This great disproportion was indignantly denied,
afterwards, by Gen. Sheridan, and Early insulted in
his exile for stating the truth. Here are some data
to form an opinion upon. It is worth stopping for a
moment to look at them.

“I know of my own personal knowledge,” wrote a
Confederate States officer, in the New Orleans Pica
yune, Jan. 13, 1866, “that Gen. Early's statement is
correct, when he states that he had about eight thousand
five hundred muskets in the second engagement
with Gen. Sheridan. I was a staff officer for four
years in the Army of Northern Virginia.

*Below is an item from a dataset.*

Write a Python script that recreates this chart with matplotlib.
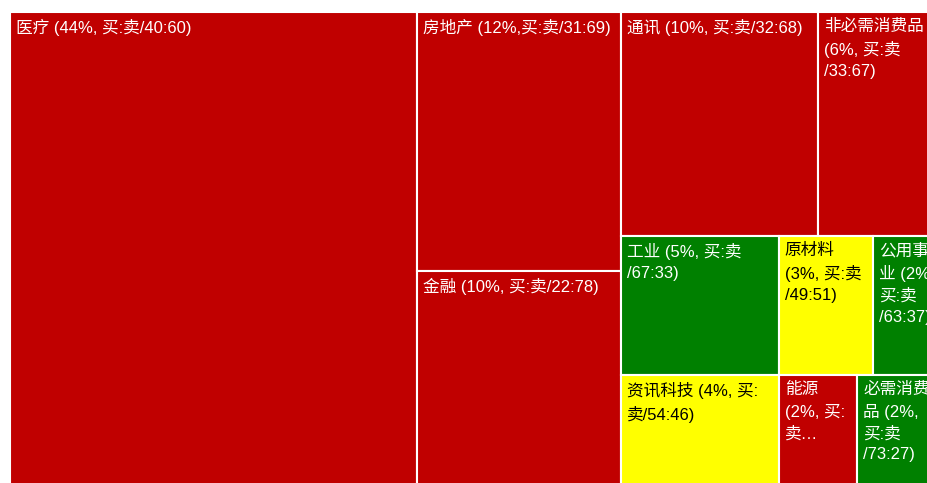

I was a
division staff officer, Second Army Corps, under Gen.
Early's command, from the time the Second Corps
was detached from the Army of Northern Virginia,
June, 1864, to the time it was ordered to Petersburg,
December 1864. I was present at the battles of Winchester,
(or Opequon,) Fisher's Hill, and Cedar Creek.
I know from the official reports which I myself made,
and from actual observation at reviews, drills, inspections
in camp, and on the march, the effective strength
of every brigade and division of infantry under Gen.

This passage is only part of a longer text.